## Question from module

Isabel Day 1D
Posts: 48
Joined: Fri Aug 09, 2019 12:15 am

### Question from module

If a problem gives me only the velocity of the ejected electron and the work function for the metal, how do I find the kinetic energy? I can't figure out how to do it without needing the mass of the electron or the frequency of the incoming photon.

This is the problem:
Light hits a sodium metal surface and the velocity of the ejected electron is 6.61 x 105 m.s-1. The work function for sodium is 150.6 kJ.mol-1.

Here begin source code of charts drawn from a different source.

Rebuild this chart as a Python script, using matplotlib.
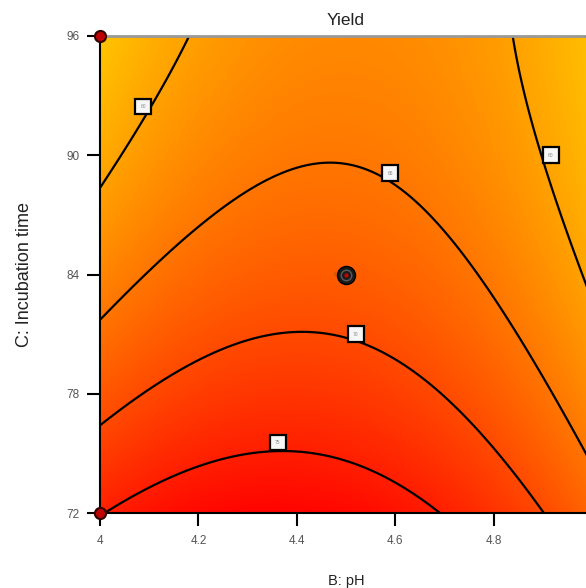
import numpy as np
import matplotlib.pyplot as plt
from matplotlib.colors import LinearSegmentedColormap

plt.rcParams['font.family'] = ['Liberation Sans Narrow', 'Liberation Sans', 'DejaVu Sans']

# factor ranges
ph_lo, ph_hi = 4.0, 5.0
time_lo, time_hi = 72, 96

# coded quadratic model for yield: intercept, B, C, BC, B^2, C^2
coef = [67.9, -1.855, -7.31, 2.12, -6.63, 2.275]
levels = [60, 65, 70, 75]

# where the contour flags sit (pH, time, value)
flag_ph = [4.088, 4.59, 4.916, 4.52, 4.361]
flag_time = [92.45, 89.1, 90.0, 81.0, 75.55]
flag_val = [60, 65, 60, 70, 75]

# design points on the edges and the replicated centre point
design_ph = [4.0, 4.0, 5.0, 5.0]
design_time = [96, 72, 96, 72]
center_ph, center_time, center_reps = 4.5, 84, 6

xticks = [4.0, 4.2, 4.4, 4.6, 4.8, 5.0]
xtick_labels = ['4', '4.2', '4.4', '4.6', '4.8', '5']
yticks = [72, 78, 84, 90, 96]

B = np.linspace(ph_lo, ph_hi, 500)
C = np.linspace(time_lo, time_hi, 500)
BB, CC = np.meshgrid(B, C)
x = (BB - 4.5) / 0.5
y = (CC - 84) / 12
Z = (coef[0] + coef[1] * x + coef[2] * y + coef[3] * x * y
     + coef[4] * x ** 2 + coef[5] * y ** 2)

cmap = LinearSegmentedColormap.from_list('yield', ['#FFCD00', '#FF0000'])

fig = plt.figure(figsize=(5.86, 5.88), dpi=100)
ax = fig.add_axes([100 / 586, 75 / 588, 492 / 586, 477 / 588])

ax.imshow(Z, extent=[ph_lo, ph_hi, time_lo, time_hi], origin='lower',
          aspect='auto', cmap=cmap, vmin=55, vmax=78.5, interpolation='bilinear')
ax.contour(BB, CC, Z, levels=levels, colors='black', linewidths=1.6)

for p, t, v in zip(flag_ph, flag_time, flag_val):
    ax.text(p, t, str(v), fontsize=3.5, color='#888888', ha='center', va='center',
            bbox=dict(boxstyle='square,pad=1.1', fc='#f6f6f6', ec='black', lw=1.6),
            zorder=5)

ax.plot(design_ph, design_time, 'o', ms=8, mfc='#C00000', mec='#300000', mew=1.5,
        clip_on=False, zorder=6)
ax.plot(center_ph, center_time, 'o', ms=13, mfc='#1a1a1a', mec='black', zorder=6)
ax.plot(center_ph, center_time, 'o', ms=7.5, mfc='none', mec='#5a5a5a', mew=1, zorder=7)
ax.plot(center_ph, center_time, 'o', ms=3, mfc='#cc0000', mec='none', zorder=8)
ax.text(center_ph - 0.023, center_time, str(center_reps), fontsize=3.5,
        color='#a05000', ha='center', va='center', zorder=6)

ax.set_xlim(ph_lo, ph_hi)
ax.set_ylim(time_lo, time_hi)
ax.set_xticks(xticks)
ax.set_xticklabels(xtick_labels)
ax.set_yticks(yticks)
ax.tick_params(direction='out', length=9.5, width=1.5, color='black',
               labelcolor='#555555', labelsize=8.5)
ax.tick_params(axis='x', pad=6.5)
ax.tick_params(axis='y', pad=5)

for side in ['left', 'bottom']:
    ax.spines[side].set_linewidth(1.5)
    ax.spines[side].set_color('black')
ax.spines['top'].set_color('#999999')
ax.spines['top'].set_linewidth(2)
ax.spines['right'].set_visible(False)

ax.set_title('Yield', fontsize=12.5, color='#222222', pad=8)
ax.set_xlabel('B: pH', fontsize=10.5, color='#222222')
ax.set_ylabel('C: Incubation time', fontsize=13, color='#222222', labelpad=24)
ax.xaxis.set_label_coords(246 / 492, -61 / 477)

fig.savefig('out.png', dpi=100)
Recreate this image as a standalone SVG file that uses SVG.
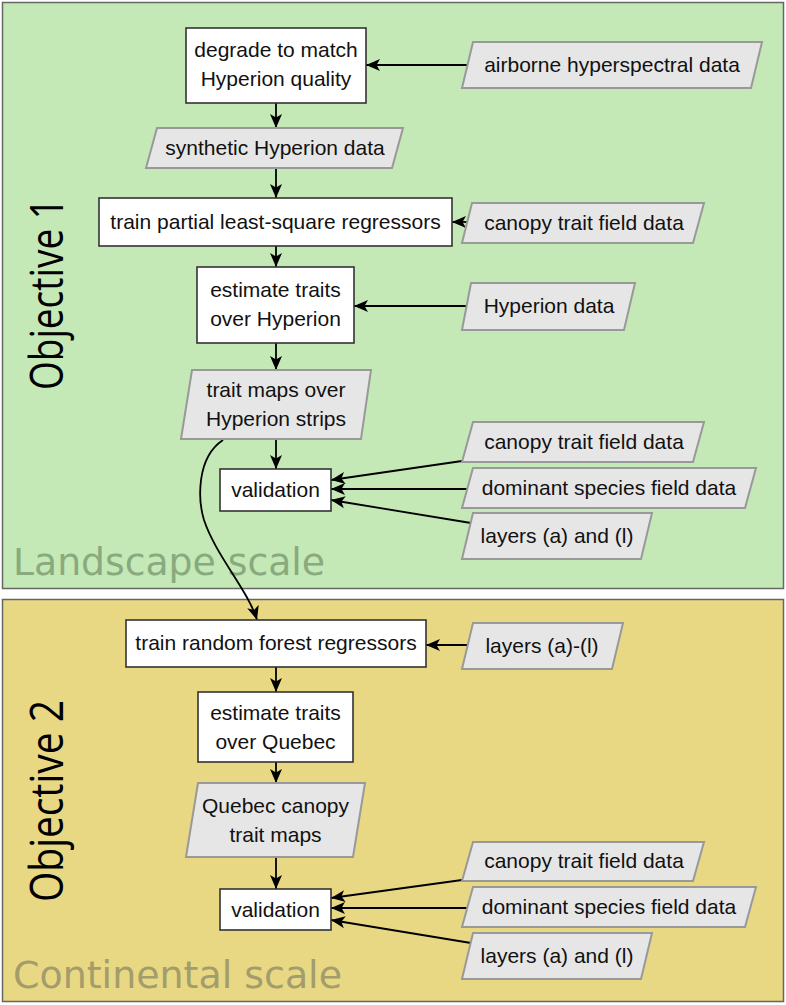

It asks for the kinetic energy of the ejected electron.

Timmy Nguyen Dis 1I
Posts: 107
Joined: Sat Aug 17, 2019 12:17 am

### Re: Question from module

You could just use the mass of the electron, since it's going to be one of those numbers that are given on exams.

Maya Gollamudi 1G
Posts: 100
Joined: Thu Jul 25, 2019 12:15 am

### Re: Question from module

The kinetic energy of an electron is its mass x velocity. You can use the mass of an electron to find the KE, which is 9.11 x 10^-31 kg (the mass of an electron will be given to us on tests).

Ashley R 1A
Posts: 41
Joined: Sat Aug 24, 2019 12:16 am

### Re: Question from module

You're going to use the equation E = 1/2 m v^2. In this case, E stands for the kinetic energy of an electron. The mass of an electron will always be constant at 9.109x10^-31 kg, it's on the formula sheet that we're given on tests.

quresh3E
Posts: 36
Joined: Wed Sep 18, 2019 12:17 am

### Re: Question from module

I worked backwards and solved for the wavelength then inputted it into the E=H*C/v equation. Why is this wrong?

Ian Morris 3C
Posts: 101
Joined: Wed Sep 18, 2019 12:18 am

### Re: Question from module

Timmy Nguyen Dis 3F wrote:You could just use the mass of the electron, since it's going to be one of those numbers that are given on exams.

Is the mass of an electron on the reference sheet?